Pre-Offering Structuring: Most entrepreneurs or Small Business owners are not experts in raising capital and thus typically have poorly structured transactions. An improper or non-existent transaction structure will portray a very unprofessional image of you to potential investors. Structuring includes setting share price and number of shares or note amount and length of term, which Reg D program to use, minimum and maximum offering amounts, and minimum amount of investment per investor.

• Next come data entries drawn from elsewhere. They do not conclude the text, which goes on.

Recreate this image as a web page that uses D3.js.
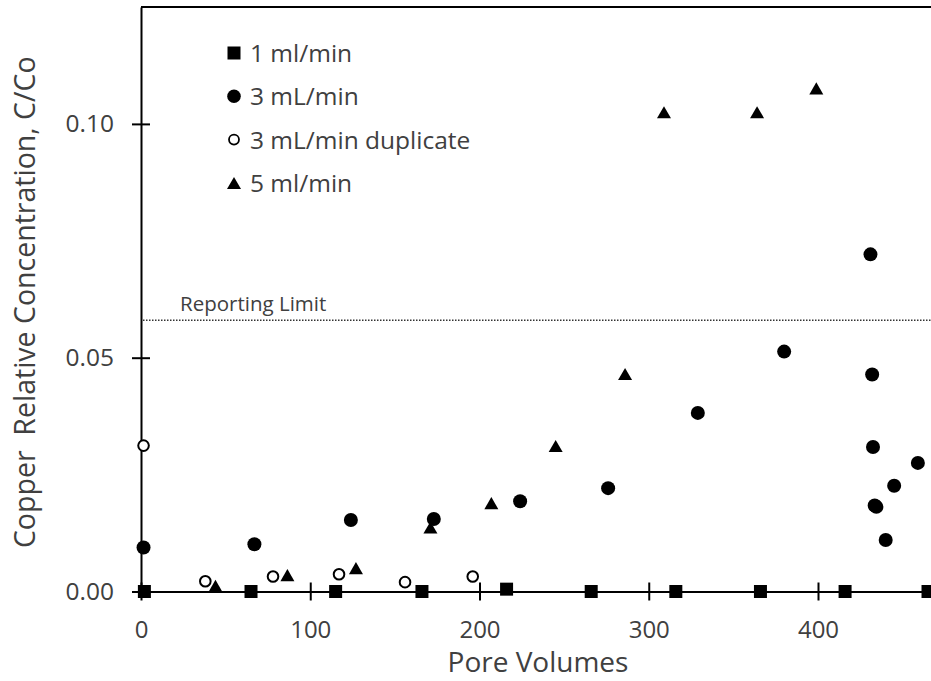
<!DOCTYPE html>
<html>
<head>
<meta charset="utf-8">
<script src="https://cdn.jsdelivr.net/npm/d3@7"></script>
<style>
  html, body { margin: 0; padding: 0; background: #fff; }
  svg { display: block; }
  text { font-family: "Open Sans", "DejaVu Sans", sans-serif; fill: #404040; }
</style>
</head>
<body>
<svg id="chart" width="931" height="681"></svg>
<script>
// Copper breakthrough data: pore volumes (x) and relative concentration C/Co (y)
const flow1Pv = [2, 65, 115, 166, 216, 266, 316, 366, 416, 465];
const flow1Cc = [0, 0, 0, 0, 0.0005, 0, 0, 0, 0, 0];

const flow3Pv = [1.5, 67, 124, 173, 224, 276, 329, 380, 431, 432, 432.5, 433.5, 434.5, 440, 445, 459];
const flow3Cc = [0.0094, 0.0101, 0.0153, 0.0155, 0.0193, 0.0221, 0.0382, 0.0513, 0.0721, 0.0464, 0.0309, 0.0184, 0.0181, 0.0110, 0.0226, 0.0275];

const dupPv = [1.5, 38, 78, 117, 156, 196];
const dupCc = [0.0312, 0.0022, 0.0032, 0.0037, 0.0020, 0.0032];

const flow5Pv = [44, 86.5, 127, 171, 207, 245, 286, 309, 364, 399];
const flow5Cc = [0.0012, 0.0035, 0.0050, 0.0137, 0.0189, 0.0311, 0.0465, 0.1025, 0.1025, 0.1076];

const seriesNames = ["1 ml/min", "3 mL/min", "3 mL/min duplicate", "5 ml/min"];
const xTicks = [0, 100, 200, 300, 400];
const yTicks = [0, 0.05, 0.10];
const reportingLimit = 0.058;

const svg = d3.select("#chart");
const plotLeft = 141, plotTop = 7, plotBottom = 591.5;

const x = d3.scaleLinear().domain([0, 470]).range([plotLeft, plotLeft + 470 * 1.6925]);
const y = d3.scaleLinear().domain([0, 0.125]).range([plotBottom, plotTop]);

// triangle centred on its bounding box
const triBox = {
  draw(ctx, size) {
    const w = Math.sqrt(size);
    const h = w * 0.86;
    ctx.moveTo(0, -h / 2);
    ctx.lineTo(w / 2, h / 2);
    ctx.lineTo(-w / 2, h / 2);
    ctx.closePath();
  }
};

// top frame line
svg.append("line")
  .attr("x1", plotLeft).attr("x2", 931)
  .attr("y1", plotTop).attr("y2", plotTop)
  .attr("stroke", "#000").attr("stroke-width", 2);

// reporting limit
svg.append("line")
  .attr("x1", plotLeft + 2).attr("x2", 931)
  .attr("y1", y(reportingLimit)).attr("y2", y(reportingLimit))
  .attr("stroke", "#333").attr("stroke-width", 1.5)
  .attr("stroke-dasharray", "1.5,1.5");
svg.append("text")
  .attr("x", 180).attr("y", y(reportingLimit) - 9)
  .style("font-size", "20.5px")
  .text("Reporting Limit");

// axes
const xAxis = d3.axisBottom(x).tickValues(xTicks).tickFormat(d3.format("d"))
  .tickSizeInner(9).tickSizeOuter(0).tickPadding(20);
const gx = svg.append("g").attr("transform", `translate(0,${plotBottom})`).call(xAxis);
gx.select(".domain").attr("stroke", "#000").attr("stroke-width", 2);
gx.selectAll(".tick line").attr("stroke", "#000").attr("stroke-width", 2).attr("y1", -9);
gx.selectAll(".tick text").style("font-size", "24px").attr("fill", "#404040")
  .style("font-family", "'Open Sans', sans-serif");

const yAxis = d3.axisLeft(y).tickValues(yTicks).tickFormat(d3.format(".2f"))
  .tickSizeInner(9).tickSizeOuter(0).tickPadding(18);
const gy = svg.append("g").attr("transform", `translate(${plotLeft},0)`).call(yAxis);
gy.select(".domain").attr("stroke", "#000").attr("stroke-width", 2);
gy.selectAll(".tick line").attr("stroke", "#000").attr("stroke-width", 2).attr("x1", 9);
gy.selectAll(".tick text").style("font-size", "24.5px").attr("fill", "#404040")
  .style("font-family", "'Open Sans', sans-serif");

// axis titles
svg.append("text")
  .attr("x", 538).attr("y", 672)
  .attr("text-anchor", "middle")
  .style("font-size", "28px")
  .text("Pore Volumes");
svg.append("text")
  .attr("transform", `translate(35,${(plotTop + plotBottom) / 2 + 3}) rotate(-90)`)
  .attr("text-anchor", "middle")
  .style("font-size", "28.5px")
  .style("white-space", "pre")
  .text("Copper  Relative Concentration, C/Co");

// markers
const plot = svg.append("g");
const pts = (xs, ys) => xs.map((v, i) => ({ pv: v, c: ys[i] }));

plot.selectAll(".sq").data(pts(flow1Pv, flow1Cc)).join("rect")
  .attr("x", d => x(d.pv) - 6.5).attr("y", d => y(d.c) - 6.5)
  .attr("width", 13).attr("height", 13).attr("fill", "#000");

plot.selectAll(".dup").data(pts(dupPv, dupCc)).join("circle")
  .attr("cx", d => x(d.pv)).attr("cy", d => y(d.c)).attr("r", 5.3)
  .attr("fill", "#fff").attr("stroke", "#000").attr("stroke-width", 2);

plot.selectAll(".tri").data(pts(flow5Pv, flow5Cc)).join("path")
  .attr("transform", d => `translate(${x(d.pv)},${y(d.c)})`)
  .attr("d", d3.symbol(triBox, 196)).attr("fill", "#000");

plot.selectAll(".dot").data(pts(flow3Pv, flow3Cc)).join("circle")
  .attr("cx", d => x(d.pv)).attr("cy", d => y(d.c)).attr("r", 7)
  .attr("fill", "#000");

// legend
const legend = svg.append("g");
const rowY = i => 53 + i * 43.3;
const lx = 234;
legend.append("rect").attr("x", lx - 6.5).attr("y", rowY(0) - 6.5).attr("width", 13).attr("height", 13).attr("fill", "#000");
legend.append("circle").attr("cx", lx).attr("cy", rowY(1)).attr("r", 6.8).attr("fill", "#000");
legend.append("circle").attr("cx", lx).attr("cy", rowY(2)).attr("r", 5).attr("fill", "#fff").attr("stroke", "#000").attr("stroke-width", 1.8);
legend.append("path").attr("transform", `translate(${lx},${rowY(3)})`).attr("d", d3.symbol(triBox, 196)).attr("fill", "#000");
legend.selectAll("text").data(seriesNames).join("text")
  .attr("x", 250).attr("y", (d, i) => rowY(i) + 9)
  .style("font-size", "24.5px")
  .text(d => d);
</script>
</body>
</html>
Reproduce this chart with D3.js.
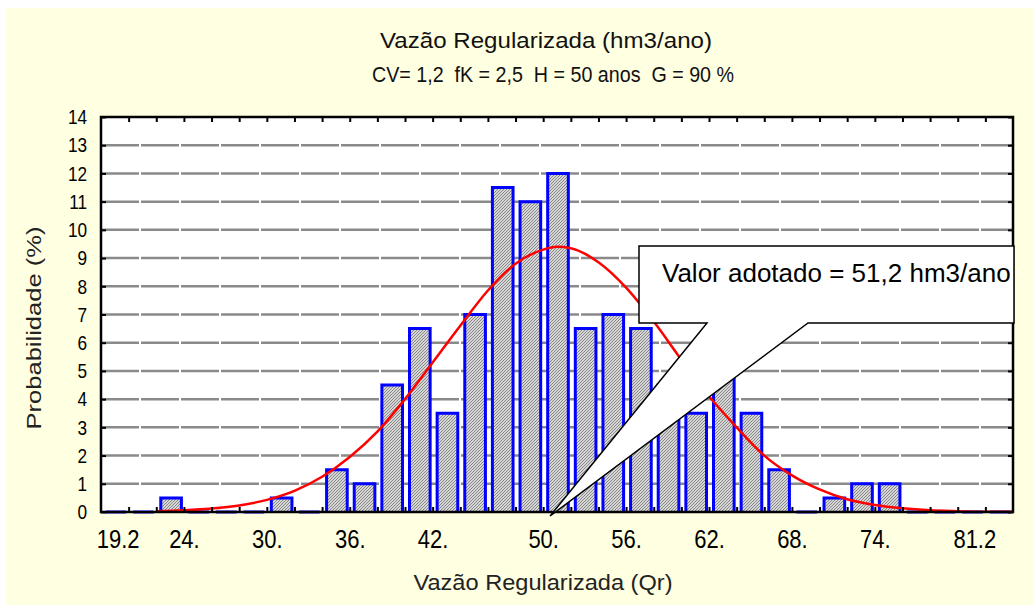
<!DOCTYPE html>
<html>
<head>
<meta charset="utf-8">
<script src="https://cdn.jsdelivr.net/npm/d3@7/dist/d3.min.js"></script>
<style>
  body { margin: 0; background: #fff; }
  text { font-family: "Liberation Sans", Arial, sans-serif; white-space: pre; }
</style>
</head>
<body>
<svg id="chart"></svg>
<script>
const width = 1034;
const height = 605;
const margin = {top: 117, right: 21, bottom: 93, left: 101};

// histogram: bins of 2 hm3/ano starting at 18
const binStart = 18;
const binWidth = 2;
const probabilities = [0, 0, 0.5, 0, 0, 0, 0.5, 0, 1.5, 1.0, 4.5, 6.5, 3.5, 7.0, 11.5, 11.0,
    12.0, 6.5, 7.0, 6.5, 4.5, 3.5, 5.0, 3.5, 1.5, 0, 0.5, 1.0, 1.0, 0, 0, 0, 0];

// fitted curve
const curveQ = [22, 24, 26, 28, 30, 32, 34, 36, 38, 40, 42, 44, 46, 48, 50, 51, 52, 54, 56, 58,
    60, 62, 64, 66, 68, 70, 72, 74, 76, 78, 80, 82, 84];
const curveP = [0.03, 0.06, 0.12, 0.23, 0.43, 0.75, 1.25, 1.95, 2.85, 4.0, 5.3, 6.6, 7.85, 8.8,
    9.3, 9.4, 9.35, 8.85, 7.95, 6.75, 5.4, 4.1, 3.0, 2.0, 1.3, 0.8, 0.45, 0.25, 0.13, 0.06, 0.03, 0.01, 0.005];

const yTicks = d3.range(0, 15);
const xTickValues = [19.2, 24, 30, 36, 42, 50, 56, 62, 68, 74, 81.2];
const xTickLabels = ['19.2', '24.', '30.', '36.', '42.', '50.', '56.', '62.', '68.', '74.', '81.2'];

const title1 = 'Vazão Regularizada (hm3/ano)';
const title2 = 'CV= 1,2  fK = 2,5  H = 50 anos  G = 90 %';
const xTitle = 'Vazão Regularizada (Qr)';
const yTitle = 'Probabilidade (%)';
const calloutText = 'Valor adotado = 51,2 hm3/ano';
const calloutTip = 50.5;

const binEdges = d3.range(binStart, binStart + binWidth * (probabilities.length + 1), binWidth);
const bins = probabilities.map((p, i) => ({x0: binEdges[i], x1: binEdges[i + 1], p: p}));

const svg = d3.select('#chart').attr('width', width).attr('height', height);

const x = d3.scaleLinear()
    .domain([binEdges[0], binEdges[binEdges.length - 1]])
    .range([margin.left, width - margin.right]);
const y = d3.scaleLinear()
    .domain([0, 14])
    .range([height - margin.bottom, margin.top]);

const defs = svg.append('defs');
const pat = defs.append('pattern')
    .attr('id', 'hatch')
    .attr('patternUnits', 'userSpaceOnUse')
    .attr('width', 3).attr('height', 3);
pat.append('rect').attr('width', 3).attr('height', 3).attr('fill', '#d6d6d6');
pat.append('path').attr('d', 'M0,3 L3,0 M-1,1 L1,-1 M2,4 L4,2')
    .attr('stroke', '#888').attr('stroke-width', 1);

// background
svg.append('rect').attr('x', 6).attr('y', 8)
    .attr('width', width - 6).attr('height', height - 8)
    .attr('fill', '#ffffe1');

// plot area
svg.append('rect')
    .attr('x', x.range()[0]).attr('y', y.range()[1])
    .attr('width', x.range()[1] - x.range()[0])
    .attr('height', y.range()[0] - y.range()[1])
    .attr('fill', '#fff');

// grid
svg.append('g').selectAll('line').data(yTicks.slice(1, -1))
    .enter().append('line')
    .attr('x1', x.range()[0]).attr('x2', x.range()[1])
    .attr('y1', d => y(d)).attr('y2', d => y(d))
    .attr('stroke', '#8a8a8a')
    .attr('stroke-width', 2.5)
    .attr('stroke-dasharray', '38,2');

// bars (open at the bottom so empty bins show as a blue line)
svg.append('g').selectAll('path').data(bins)
    .enter().append('path')
    .attr('d', d => {
        const a = x(d.x0) + 4.5;
        const b = x(d.x1) - 2.5;
        return `M${a},${y(0)} V${y(d.p)} H${b} V${y(0)}`;
    })
    .attr('fill', 'url(#hatch)')
    .attr('stroke', '#0000ff')
    .attr('stroke-width', 3);

// fitted curve
svg.append('path')
    .datum(curveQ.map((q, i) => [q, curveP[i]]))
    .attr('fill', 'none')
    .attr('stroke', '#ff0000')
    .attr('stroke-width', 2.5)
    .attr('d', d3.line().x(d => x(d[0])).y(d => y(d[1])).curve(d3.curveMonotoneX));

// axes: inner ticks on all four sides
const axBottom = svg.append('g').attr('transform', `translate(0,${y(0)})`)
    .call(d3.axisBottom(x).tickValues(binEdges.slice(1, -1)).tickSize(-5).tickFormat(''));
const axTop = svg.append('g').attr('transform', `translate(0,${y(14)})`)
    .call(d3.axisTop(x).tickValues(binEdges.slice(1, -1)).tickSize(-5).tickFormat(''));
const axLeft = svg.append('g').attr('transform', `translate(${x.range()[0]},0)`)
    .call(d3.axisLeft(y).tickValues(yTicks).tickSize(-5).tickPadding(17));
const axRight = svg.append('g').attr('transform', `translate(${x.range()[1]},0)`)
    .call(d3.axisRight(y).tickValues(yTicks).tickSize(-5).tickFormat(''));
const xLabels = svg.append('g').attr('transform', `translate(0,${y(0)})`)
    .call(d3.axisBottom(x).tickValues(xTickValues).tickSize(0).tickPadding(18)
        .tickFormat((d, i) => xTickLabels[i]));

[axBottom, axTop, axLeft, axRight, xLabels].forEach(g => {
    g.select('.domain').remove();
    g.selectAll('line').attr('stroke', '#000').attr('stroke-width', 2);
});
axLeft.selectAll('text').attr('font-size', 21).attr('fill', '#000')
    .attr('font-family', '"Liberation Sans", Arial, sans-serif')
    .attr('transform', 'scale(0.82,1)');
xLabels.selectAll('text').attr('font-size', 25).attr('fill', '#000')
    .attr('font-family', '"Liberation Sans", Arial, sans-serif')
    .attr('transform', 'scale(0.88,1)');

// frame
svg.append('rect')
    .attr('x', x.range()[0]).attr('y', y.range()[1])
    .attr('width', x.range()[1] - x.range()[0])
    .attr('height', y.range()[0] - y.range()[1])
    .attr('fill', 'none')
    .attr('stroke', '#000')
    .attr('stroke-width', 2.5);

// titles
svg.append('text').attr('x', 546).attr('y', 48).attr('text-anchor', 'middle')
    .attr('font-size', 22).attr('fill', '#111')
    .attr('textLength', 332).attr('lengthAdjust', 'spacingAndGlyphs')
    .text(title1);
svg.append('text').attr('x', 553).attr('y', 82).attr('text-anchor', 'middle')
    .attr('font-size', 22).attr('fill', '#111')
    .attr('textLength', 362).attr('lengthAdjust', 'spacingAndGlyphs')
    .text(title2);
svg.append('text').attr('x', 543).attr('y', 590).attr('text-anchor', 'middle')
    .attr('font-size', 22).attr('fill', '#222')
    .attr('textLength', 259).attr('lengthAdjust', 'spacingAndGlyphs')
    .text(xTitle);
svg.append('text').attr('transform', 'translate(41,328) rotate(-90)').attr('text-anchor', 'middle')
    .attr('font-size', 20).attr('fill', '#222')
    .attr('textLength', 203).attr('lengthAdjust', 'spacingAndGlyphs')
    .text(yTitle);

// callout
const bx0 = 639, bx1 = x.range()[1] + 1, by0 = 246, by1 = 323;
const tipX = x(calloutTip), tipY = y(0) + 4;
svg.append('path')
    .attr('d', `M${bx0},${by0} H${bx1} V${by1} H808 L${tipX},${tipY} L707,${by1} H${bx0} Z`)
    .attr('fill', '#fff')
    .attr('stroke', '#000')
    .attr('stroke-width', 1.5);
svg.append('text').attr('x', 662).attr('y', 282)
    .attr('font-family', '"Liberation Sans", Arial, sans-serif')
    .attr('font-size', 26).attr('fill', '#000')
    .text(calloutText);
</script>
</body>
</html>
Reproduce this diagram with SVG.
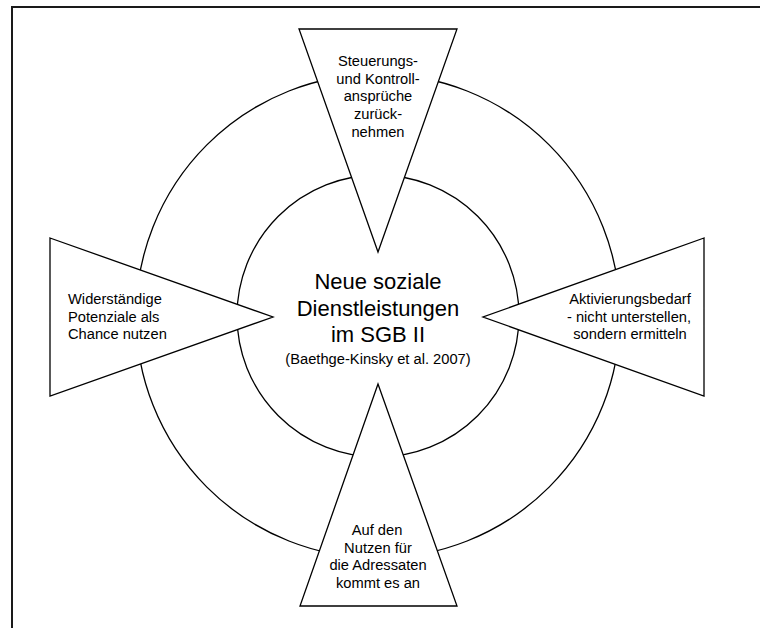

Document Creation: Preparing an offering involves the creation of the related Regulation D offering documents to include:
- Private Placement Memorandum
- Subscription Agreement
- Promissory Note
- Form D SEC Filing
Marketing: The offering is now ready for marketing to investors. You will need the capability to implement a diversified marketing campaign that involves brokerages, Internet Marketing, and Direct Investor Marketing strategies. A Regulation D Offering will solve all of the technical issues you will face when dealing with investors (investment structure, investment documentation, etc.), these are issues that should be addressed before you interact with investors. Not addressing them ahead of time presents a very unprofessional image of you to the investor.
The Regulation D Programs can be used by domestic as well as foreign corporations. While the programs can be used by any corporation type, the preferred structure is a stock "C" Corporation or Limited Liability Corporation "LLC".